The longest consecutive period of time I ever had completely clean and sober was 4 years.  In all that 4 years time of going to meetings, reading recovery and self help books, living life, I never felt peace, calm, or happiness.  I faked that I did because that was what was expected of me.  I smiled and laughed like a robot, right on que.  I had none of the feelings of surrender and acceptance that other addicts talk about feeling while doing the steps.  I don't believe there is some magical higher power that can whisk these feelings away from me; or into me, however you want to look at it.  It was 4 years of white knuckling it, full of depressing, suicidal thoughts despite the ever changing cocktail of antidepressants I was on.

What is wrong with me that I haven't had those same feelings that other addicts do in recovery?  What am I doing, or not doing, that prevents me from wanting to keep on with it?  Has my brain become so permanently rewired from years of opiate use that its impossible to ever feel happy again without them?  I want to feel what other people feel.  If recovery means more years of white knuckling it, always feeling depressed and angry and not quite right, I don't know if I want it.  I don't want the misery that the addict lifestyle brings either so I'm fucked both ways.

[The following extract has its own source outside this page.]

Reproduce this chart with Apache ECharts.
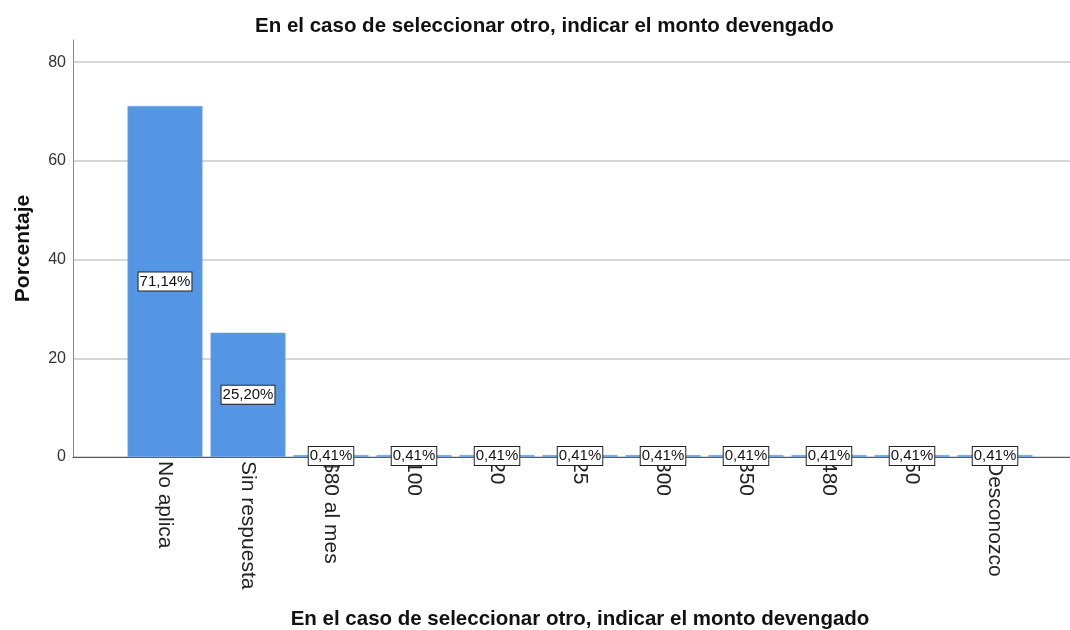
<!DOCTYPE html>
<html>
<head>
<meta charset="utf-8">
<script src="https://cdn.jsdelivr.net/npm/echarts@6/dist/echarts.min.js"></script>
<style>
  html, body { margin: 0; padding: 0; background: #fff; }
  #chart { width: 1070px; height: 630px; }
</style>
</head>
<body>
<div id="chart"></div>
<script>
// data
const categories = ["No aplica", "Sin respuesta", "$80 al mes", "100", "20", "25", "300", "350", "480", "50", "Desconozco"];
const percentages = [71.14, 25.20, 0.41, 0.41, 0.41, 0.41, 0.41, 0.41, 0.41, 0.41, 0.41];
const yTicks = [0, 20, 40, 60, 80];

const titleText = "En el caso de seleccionar otro, indicar el monto devengado";
const font = "Liberation Sans, Arial, sans-serif";

const chart = echarts.init(document.getElementById("chart"));

const yMax = 84.5;

chart.setOption({
  animation: false,
  title: {
    text: titleText,
    left: 250,
    top: 11,
    textStyle: { fontFamily: font, fontSize: 20.5, fontWeight: "bold", color: "#111" }
  },
  grid: [
    // frame: y axis, grid lines, base line
    { left: 73, right: 0, top: 40, bottom: 173, outerBoundsMode: "none", containLabel: false },
    // bars
    { left: 123.5, width: 913, top: 40, bottom: 173, outerBoundsMode: "none", containLabel: false }
  ],
  xAxis: [
    {
      gridIndex: 0, type: "value", min: 0, max: 1,
      axisLine: { show: true, lineStyle: { color: "#555", width: 1 } },
      axisTick: { show: false }, axisLabel: { show: false }, splitLine: { show: false }
    },
    {
      gridIndex: 1, type: "category", data: categories,
      axisLine: { show: false }, axisTick: { show: false },
      axisLabel: {
        rotate: -90, margin: 4, interval: 0,
        fontFamily: font, fontSize: 21, color: "#222"
      },
      name: titleText, nameLocation: "middle", nameGap: 152,
      nameTextStyle: { fontFamily: font, fontSize: 20.5, fontWeight: "bold", color: "#111" }
    }
  ],
  yAxis: [
    {
      gridIndex: 0, type: "value", min: 0, max: yMax, interval: 20,
      axisLine: { show: true, lineStyle: { color: "#888" } },
      axisTick: { show: false },
      axisLabel: {
        margin: 7, fontFamily: font, fontSize: 16, color: "#333",
        formatter: v => (yTicks.includes(v) ? String(v) : "")
      },
      splitLine: { show: true, showMaxLine: false, lineStyle: { color: "#d6d6d6", width: 2 } },
      name: "Porcentaje", nameLocation: "middle", nameGap: 39, nameRotate: 90,
      nameTextStyle: { fontFamily: font, fontSize: 21, fontWeight: "bold", color: "#111" }
    },
    {
      gridIndex: 1, type: "value", min: 0, max: yMax, interval: 20, show: false
    }
  ],
  series: [
    {
      type: "bar",
      xAxisIndex: 1, yAxisIndex: 1,
      data: percentages,
      barWidth: 75,
      itemStyle: { color: "#5495e4", borderColor: "#7aaeea", borderWidth: 0.5 },
      label: {
        show: true, position: "inside",
        formatter: p => p.value.toFixed(2).replace(".", ",") + "%",
        fontFamily: font, fontSize: 15, color: "#111",
        backgroundColor: "#fff", borderColor: "#222", borderWidth: 1,
        padding: [2, 1, 1, 1]
      }
    }
  ]
});
</script>
</body>
</html>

I know what I'll be told - better to be depressed and angry but clean, instead of happy and in danger of dying or ending up in jail.  A rational mind would say so, but an addict's mind isn't rational.  I know this also sounds like I'm setting it up to justify a relapse, which isn't necessarily true.  Even on my best days I'm an inch away from relapse.  Just needed to get out what has been circling around my head about all of this - this new idea that deep down I may have no intention of ever really staying clean from opiates.  It's heady, this idea, and I don't know how I feel about it.